Sounds can be load up from a CD, individually combined and stored up on compact flash cards.
The Vintage Collection will be shipped with the Memotron, the Studio Collection is available separately.
M-Audio MTron library is fully compatible and can be loaded.
A fully working Mellotron, without the hassel of tapes getting older and older, with no mechnical problems and costing less then the real thing. But with the very same sound and feel.
You load sound either from the Manikin sound CDs ("Vintage" and "Studio" are the first being availble now), from the CDs of the M-Tron library or from Compact Flash Cards. You can also store sounds from the CDs to the Flash Card.
So you get the full collection of all the classic Mellotron™ sounds plus some less known ones. All of them are stored, of cause, without looping in all their max 8 secs glory. And the Memotron plays them back without voice stealing or the hassle of changing a tape frome.
You can load three tracks. And because you are not limited by the real Mellotron tracks being on the very same tape, you can choos three sound from the library and play them together. And the Track selector switch also allows you to cross fade somewhere between the track. So you can for example mix the Cello and the 3 Violins to a homogene new sound easily on the fly.
Besides the obvious volume control, you also get a center detent pitch knob. And just like on the real thing there is no spring returning it to zero. The Tone controll appears to work way more on the sound then the real thing. You get a 12 dB lowpass. For a more vintage sound set this knob to somewhere between the 2 o'clock and the 4 o'clock position. Beware of setting on the counterclockwise end of this knob. It might filter everything of so you get silence and wonder what's happening.
The little switch above the Volume is labeled Half-Speed. It plays back each sound at have the speed. This gives you an one octave lower tone and doubles the length of the tape to up to 16 secs. Some vintage Mellotron players liked it. And it is endeed doing samething usefull on some of the sounds.
The Data knob is the only encoder knob. And it is doubling as ENTER or OK button by pushing it down. It appears to use the same type of encoder as the Manikin Schrittmacher. The Escape button is used to say NO or to move upwards in the easy to use software menu's.
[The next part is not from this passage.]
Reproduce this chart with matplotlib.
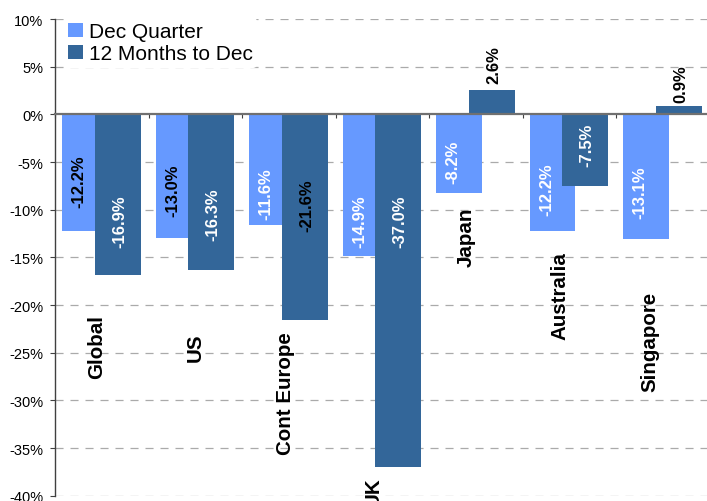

Inside the machine are more parameters available:
Volume per track
Attack per track
Release per track
Panning (all tracks together)
And there is a little FX build in. It gives you some reverbs, delays and chorus FX. Its rather an add-om then a full FX for studio recordings. Think of it as an extra for live concerts.
Manikin might give us additional features with OS updates you can load by burning a CD or writing them to a Compact Flash Card before loading them within seconds.
In the back there is a power cable input, a Volume control pedal in, left and right Audio outputs and a little knob for adjusting the contrast of the always good to read display.
And if you ask yourself now: "where is the CD slot in the fine white wooden housing?", here is the answer:
the slot-in CD reader is under the panel. It is just a little slot to the front. You have to eject CDs through the software function.